India biz lending support

While it remains to be seen how TSE performs, Tata Steel’s Indian operations have grown stronger and provide significant support. Around two-thirds of its business is now India-based and reports strong profitability and cash flows. Tata Steel generated consolidated Ebitda or earnings before interest, tax, depreciation and amortisation of Rs 29,770 crore (Ebitda excluding exceptional items at Rs 30,734 crore), against net debt of Rs 94,879 crore at end of FY19. TSE’s Ebitda stood at Rs 5,414 crore (up 45.8 per cent year-on-year) during FY19, and debt at ^2.2 billion (Rs 17,300 crore) versus ^3 billion in 2014.

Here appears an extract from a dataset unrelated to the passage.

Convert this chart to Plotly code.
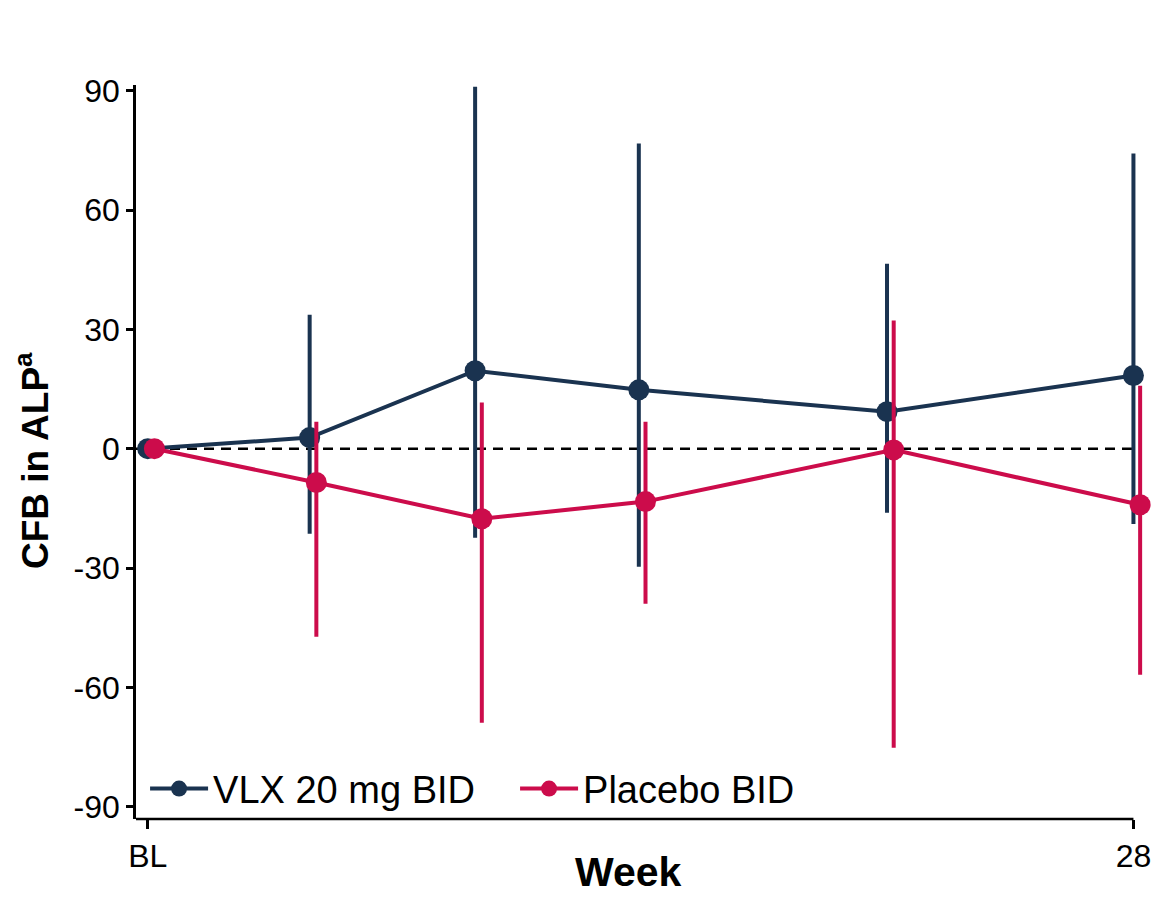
import plotly.graph_objects as go

# ---- data ----
weeks_vlx = [0, 4.6, 9.3, 13.95, 21, 28]
dodge = 0.19
weeks_pbo = [w + dodge for w in weeks_vlx]

vlx_mean = [0, 2.8, 19.6, 14.8, 9.3, 18.4]
vlx_upper = [0, 33.7, 91.0, 76.7, 46.5, 74.2]
vlx_lower = [0, -21.4, -22.4, -29.7, -16.1, -18.9]

pbo_mean = [0, -8.5, -17.6, -13.3, -0.3, -14.1]
pbo_upper = [0, 6.8, 11.6, 6.8, 32.2, 15.8]
pbo_lower = [0, -47.3, -68.9, -39.0, -75.2, -56.8]

y_ticks = [-90, -60, -30, 0, 30, 60, 90]
y_ticktext = ["-90", "-60", "-30", "0", "30", "60", "90"]
x_tickvals = [0, 28]
x_ticktext = ["BL", "28"]

NAVY = "#1A3350"
RED = "#CC0C4B"
FONT = "Liberation Sans, Arial, sans-serif"

fig = go.Figure()

def add_series(x, m, up, lo, color, name):
    fig.add_trace(go.Scatter(
        x=x, y=m, mode="lines+markers", name=name,
        line=dict(color=color, width=4),
        marker=dict(color=color, size=21),
        error_y=dict(type="data", symmetric=False,
                     array=[u - v for u, v in zip(up, m)],
                     arrayminus=[v - l for v, l in zip(m, lo)],
                     color=color, thickness=4, width=0),
        cliponaxis=False,
    ))

add_series(weeks_vlx, vlx_mean, vlx_upper, vlx_lower, NAVY, "VLX 20 mg BID")
add_series(weeks_pbo, pbo_mean, pbo_upper, pbo_lower, RED, "Placebo BID")

x_lo, x_hi = -0.333, 28.3
# zero reference line
fig.add_shape(type="line", xref="x", yref="y", x0=x_lo, x1=28, y0=0, y1=0,
              line=dict(color="black", width=2.6, dash="10px,7px"), layer="below")
# x axis line (ends at the 28 tick)
fig.add_shape(type="line", xref="x", yref="paper", x0=x_lo, x1=28, y0=0, y1=0,
              line=dict(color="black", width=2.6), layer="above")

# axis titles
fig.add_annotation(text="<b>Week</b>", xref="paper", yref="paper",
                   x=0.489, y=-0.1050, xanchor="center", yanchor="bottom", borderpad=0,
                   showarrow=False, font=dict(size=41, family=FONT, color="black"))
fig.add_annotation(text="<b>CFB in ALP<sup>a</sup></b>", xref="paper", yref="paper",
                   x=-0.102, y=0.488, xanchor="center", yanchor="middle", textangle=-90,
                   showarrow=False, font=dict(size=37, family=FONT, color="black"))

fig.update_layout(
    width=1155, height=897,
    margin=dict(l=136, r=11, t=85, b=78),
    paper_bgcolor="white", plot_bgcolor="white",
    font=dict(family=FONT, color="black"),
    showlegend=True,
    legend=dict(orientation="h", x=0.009, xanchor="left", y=0.041, yanchor="middle",
                font=dict(size=38, family=FONT, color="black"),
                bgcolor="rgba(0,0,0,0)", itemwidth=58,
                entrywidth=297, entrywidthmode="pixels"),
    xaxis=dict(range=[x_lo, x_hi], tickmode="array", tickvals=x_tickvals, ticktext=x_ticktext,
               showgrid=False, zeroline=False, showline=False, automargin=False,
               ticks="outside", ticklen=9, tickwidth=2.5, tickcolor="black",
               tickfont=dict(size=32, family=FONT)),
    yaxis=dict(range=[-93.09, 91.43], tickmode="array", tickvals=y_ticks, ticktext=y_ticktext,
               showgrid=False, zeroline=False, showline=True, linecolor="black", linewidth=2.6,
               automargin=False,
               ticks="outside", ticklen=7, tickwidth=2.5, tickcolor="black",
               tickfont=dict(size=32, family=FONT)),
)

fig.write_html("out.html")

With all this, analysts remain cautiously positive. Analysts at Edelweiss say that they are upbeat on Tata Steel’s domestic story and estimate Ebitda per tonne of Rs 11,500-Rs 12,000 through FY21 with a decent possibility of incremental capex being funded via own cash flows. However, in light of the JV being called off, they have downgraded the stock to neutral and cut their target price from Rs 600 to Rs 520.

Those at IDFC Securities say that the development does not hamper growth plans for the growing and profitable India operations and FY20 net debt/Ebitda of 3.2x is not a major concern, as the domestic operation is expected to contribute 85 per cent of operating profits in FY20. Their target price is Rs 635.

After deducting fair value of the JV, analysts at JM Financial arrive at a fair value of Rs 615 given a sharp/quick turnaround of Bhushan Steel, Indian operations getting more prominent and raw material led price increase —ideal for captive players (like Tata Steel).

Overall, the Street would still be keeping an eye on TSE’s performance and progress on deleveraging and cash generation. Tata Steel has said that options for seeking other partners for TSE are open. Any progress here would be welcome.